Strong tracks the routes and time frames of the Spanish entradas, noting that a horse lost during such an expedition would be noted, as they were assets similar to a modern automobile. In one of his warmer moments he recounts how conquistadors would go in half on a horse, and share it, all the while hoping the other took an arrow so full ownership would fall to the survivor!
Along the way Strong recounts the legend of the Seven Cities of Ciepola which began with an 8th Century Spanish bishop who supposedly fled from the Islamic Moors into the western sea and founded seven cities of gold. “all of the faithful believed in the Seven Cities, attested to by Church documents.”

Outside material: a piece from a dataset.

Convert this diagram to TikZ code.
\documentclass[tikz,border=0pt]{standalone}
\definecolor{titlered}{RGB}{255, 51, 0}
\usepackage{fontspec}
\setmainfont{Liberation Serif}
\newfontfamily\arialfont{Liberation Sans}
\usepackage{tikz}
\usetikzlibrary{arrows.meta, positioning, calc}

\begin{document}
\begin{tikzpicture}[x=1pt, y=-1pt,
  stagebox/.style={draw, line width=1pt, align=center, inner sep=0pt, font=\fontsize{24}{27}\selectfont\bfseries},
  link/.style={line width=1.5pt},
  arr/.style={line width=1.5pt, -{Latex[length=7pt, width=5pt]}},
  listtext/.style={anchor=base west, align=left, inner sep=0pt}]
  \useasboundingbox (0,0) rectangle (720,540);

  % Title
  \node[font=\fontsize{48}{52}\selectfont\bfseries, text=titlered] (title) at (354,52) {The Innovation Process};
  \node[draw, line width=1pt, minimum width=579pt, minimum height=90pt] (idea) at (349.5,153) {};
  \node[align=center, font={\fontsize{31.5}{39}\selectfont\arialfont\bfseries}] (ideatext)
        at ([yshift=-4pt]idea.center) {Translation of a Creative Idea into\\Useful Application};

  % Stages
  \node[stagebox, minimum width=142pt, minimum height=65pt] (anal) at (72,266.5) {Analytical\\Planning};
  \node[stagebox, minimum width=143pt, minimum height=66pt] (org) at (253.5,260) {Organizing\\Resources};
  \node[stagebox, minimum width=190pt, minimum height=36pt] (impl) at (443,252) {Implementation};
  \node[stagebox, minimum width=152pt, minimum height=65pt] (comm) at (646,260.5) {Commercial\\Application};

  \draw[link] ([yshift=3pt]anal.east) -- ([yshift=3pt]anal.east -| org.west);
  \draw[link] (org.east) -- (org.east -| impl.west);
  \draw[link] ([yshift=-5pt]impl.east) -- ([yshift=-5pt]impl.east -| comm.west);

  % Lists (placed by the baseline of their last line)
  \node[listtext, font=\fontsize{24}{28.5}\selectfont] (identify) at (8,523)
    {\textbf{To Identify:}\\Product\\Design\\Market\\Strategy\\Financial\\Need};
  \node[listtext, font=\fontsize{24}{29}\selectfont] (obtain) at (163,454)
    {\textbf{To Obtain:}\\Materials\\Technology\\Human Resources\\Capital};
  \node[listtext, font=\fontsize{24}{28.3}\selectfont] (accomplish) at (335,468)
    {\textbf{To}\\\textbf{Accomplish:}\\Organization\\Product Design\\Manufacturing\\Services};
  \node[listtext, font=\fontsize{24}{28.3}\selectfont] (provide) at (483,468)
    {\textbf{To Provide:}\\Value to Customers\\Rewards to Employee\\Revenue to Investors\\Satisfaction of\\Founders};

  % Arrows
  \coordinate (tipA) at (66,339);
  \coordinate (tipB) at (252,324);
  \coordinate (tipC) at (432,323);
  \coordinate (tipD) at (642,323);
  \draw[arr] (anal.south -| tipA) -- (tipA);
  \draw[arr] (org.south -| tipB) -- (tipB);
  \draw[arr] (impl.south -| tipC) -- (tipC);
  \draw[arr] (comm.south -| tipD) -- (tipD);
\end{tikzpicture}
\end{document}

Both De Soto and Coronado took about 250 horseman with their exploratory armies, with no horses unaccounted for on their return. Lost horses were either killed by Indians, or eaten by the starving Spanish [in Soto’s case]. Furthermore, the Indians hated horses and had no knowledge of their care, wanting only to kill them until after they had casual contact with Spanish settlements.

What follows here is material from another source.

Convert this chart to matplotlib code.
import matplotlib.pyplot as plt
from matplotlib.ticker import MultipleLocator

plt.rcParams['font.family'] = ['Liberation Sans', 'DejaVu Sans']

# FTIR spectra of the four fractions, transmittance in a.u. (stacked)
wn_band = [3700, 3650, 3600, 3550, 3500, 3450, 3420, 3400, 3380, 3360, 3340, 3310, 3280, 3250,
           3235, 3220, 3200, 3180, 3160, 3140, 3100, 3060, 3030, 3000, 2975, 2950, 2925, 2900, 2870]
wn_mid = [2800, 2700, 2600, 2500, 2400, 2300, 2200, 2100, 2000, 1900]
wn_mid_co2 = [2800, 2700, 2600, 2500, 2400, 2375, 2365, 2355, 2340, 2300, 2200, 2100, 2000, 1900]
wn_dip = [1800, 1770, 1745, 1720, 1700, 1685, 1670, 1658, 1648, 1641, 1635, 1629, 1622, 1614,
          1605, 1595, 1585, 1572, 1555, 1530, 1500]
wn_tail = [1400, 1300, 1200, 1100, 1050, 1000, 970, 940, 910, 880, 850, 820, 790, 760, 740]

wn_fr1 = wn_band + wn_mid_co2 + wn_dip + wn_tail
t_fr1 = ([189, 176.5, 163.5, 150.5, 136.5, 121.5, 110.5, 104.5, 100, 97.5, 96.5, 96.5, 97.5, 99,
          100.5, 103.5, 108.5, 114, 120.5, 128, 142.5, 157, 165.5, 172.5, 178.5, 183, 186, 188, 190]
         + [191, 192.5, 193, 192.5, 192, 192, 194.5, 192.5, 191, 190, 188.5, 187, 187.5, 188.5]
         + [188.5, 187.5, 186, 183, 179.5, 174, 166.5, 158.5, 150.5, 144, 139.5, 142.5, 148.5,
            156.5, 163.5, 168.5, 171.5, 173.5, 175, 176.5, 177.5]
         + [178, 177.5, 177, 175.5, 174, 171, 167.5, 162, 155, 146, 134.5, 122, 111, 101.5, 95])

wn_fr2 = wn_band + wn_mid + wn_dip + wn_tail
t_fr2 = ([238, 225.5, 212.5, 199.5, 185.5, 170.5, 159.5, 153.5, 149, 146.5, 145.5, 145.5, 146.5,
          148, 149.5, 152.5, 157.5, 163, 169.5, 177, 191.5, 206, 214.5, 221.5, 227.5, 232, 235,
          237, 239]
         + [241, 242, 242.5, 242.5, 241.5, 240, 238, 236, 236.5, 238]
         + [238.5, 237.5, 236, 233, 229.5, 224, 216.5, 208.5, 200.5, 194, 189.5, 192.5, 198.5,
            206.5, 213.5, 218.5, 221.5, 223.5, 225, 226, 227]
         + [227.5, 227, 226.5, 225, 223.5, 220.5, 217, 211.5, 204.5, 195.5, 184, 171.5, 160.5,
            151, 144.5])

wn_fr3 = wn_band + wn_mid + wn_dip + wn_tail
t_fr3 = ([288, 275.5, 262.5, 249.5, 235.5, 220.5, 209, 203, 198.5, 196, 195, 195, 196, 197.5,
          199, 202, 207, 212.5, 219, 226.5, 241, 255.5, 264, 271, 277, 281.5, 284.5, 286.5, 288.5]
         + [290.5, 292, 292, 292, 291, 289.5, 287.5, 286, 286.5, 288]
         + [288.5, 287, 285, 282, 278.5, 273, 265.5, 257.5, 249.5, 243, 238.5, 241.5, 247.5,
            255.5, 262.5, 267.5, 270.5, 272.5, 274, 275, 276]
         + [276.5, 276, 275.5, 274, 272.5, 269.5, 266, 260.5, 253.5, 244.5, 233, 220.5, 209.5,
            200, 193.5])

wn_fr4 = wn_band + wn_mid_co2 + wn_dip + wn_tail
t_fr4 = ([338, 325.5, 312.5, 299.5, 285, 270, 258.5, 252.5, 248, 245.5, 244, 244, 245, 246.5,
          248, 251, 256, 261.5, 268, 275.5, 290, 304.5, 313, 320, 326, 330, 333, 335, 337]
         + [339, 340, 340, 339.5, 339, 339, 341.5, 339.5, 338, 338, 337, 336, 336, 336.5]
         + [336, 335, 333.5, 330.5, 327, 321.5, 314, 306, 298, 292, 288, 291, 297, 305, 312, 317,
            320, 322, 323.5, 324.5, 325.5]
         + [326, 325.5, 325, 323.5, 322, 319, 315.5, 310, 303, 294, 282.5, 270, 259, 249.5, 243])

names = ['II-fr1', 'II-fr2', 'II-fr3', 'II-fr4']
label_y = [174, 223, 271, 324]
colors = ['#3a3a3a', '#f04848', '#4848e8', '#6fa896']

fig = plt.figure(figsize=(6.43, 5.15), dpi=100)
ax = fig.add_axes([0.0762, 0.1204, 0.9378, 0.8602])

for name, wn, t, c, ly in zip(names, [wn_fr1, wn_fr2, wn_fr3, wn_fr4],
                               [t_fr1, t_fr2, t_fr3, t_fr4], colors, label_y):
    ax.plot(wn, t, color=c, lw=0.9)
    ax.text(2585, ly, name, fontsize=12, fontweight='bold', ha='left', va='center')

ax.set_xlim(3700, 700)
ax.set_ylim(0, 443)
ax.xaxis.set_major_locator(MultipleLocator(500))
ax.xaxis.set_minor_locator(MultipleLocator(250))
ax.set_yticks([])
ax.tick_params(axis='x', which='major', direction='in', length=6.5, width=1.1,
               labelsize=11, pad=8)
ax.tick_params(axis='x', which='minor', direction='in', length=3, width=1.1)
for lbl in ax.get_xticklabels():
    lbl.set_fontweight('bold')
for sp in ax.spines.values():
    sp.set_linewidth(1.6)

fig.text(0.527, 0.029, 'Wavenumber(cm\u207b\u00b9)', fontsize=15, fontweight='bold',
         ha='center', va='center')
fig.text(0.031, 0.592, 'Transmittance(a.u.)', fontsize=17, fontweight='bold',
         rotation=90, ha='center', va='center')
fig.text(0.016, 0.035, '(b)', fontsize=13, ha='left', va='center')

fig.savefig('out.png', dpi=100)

A better conquistador candidate for establishing horse herds in the American Southwest was Gastaldi, the son of one of Coronado’s men, who took ninety horses with coast of mail north into Indian territory in 1581. Strong points out that, for any escaped horses from these expeditions, “every hand and paw would be turned against them… It would have been like spreading a few dozen juicy Caucasians here and there about the cannibalistic regions of New Guinea…they could not have covered the plains without a recognition of their merits and functions by the inhabitants of the plains, the Indians.”
Finally, in 1595, looking to settle, rather than hunting for gold, came Juan de Onate, with a large herd including breeding stock.
By 1680 the Spanish settlements of Santa Fe and Albuquerque had so enraged the Indians with their religious persecutions that they rose up and attacked, driving the few survivors down to Santa Fe. Strong does not possess the racial prejudice common to his time and notes, “It is one of the saddest chapters of history—if the Indians had exercised ordinary diligence and care they might have caught them all.”
I particularly like Strong’s sexist humor as he described the evolution of the Native American pack animal, “Every primitive from Hudson Bay to Tierra del Fuego had learned to harness women or dogs to objects that needed moving; Ornate first showed them, under comparatively friendly circumstances, an animal far swifter and stronger than these inferior draft-beasts.”
The fact that Ornate hanged two horse thieves in 1598 suggests that at that time the Indians were experimenting with using horses. American Indians would not be mounted in significant numbers until the early 1700s.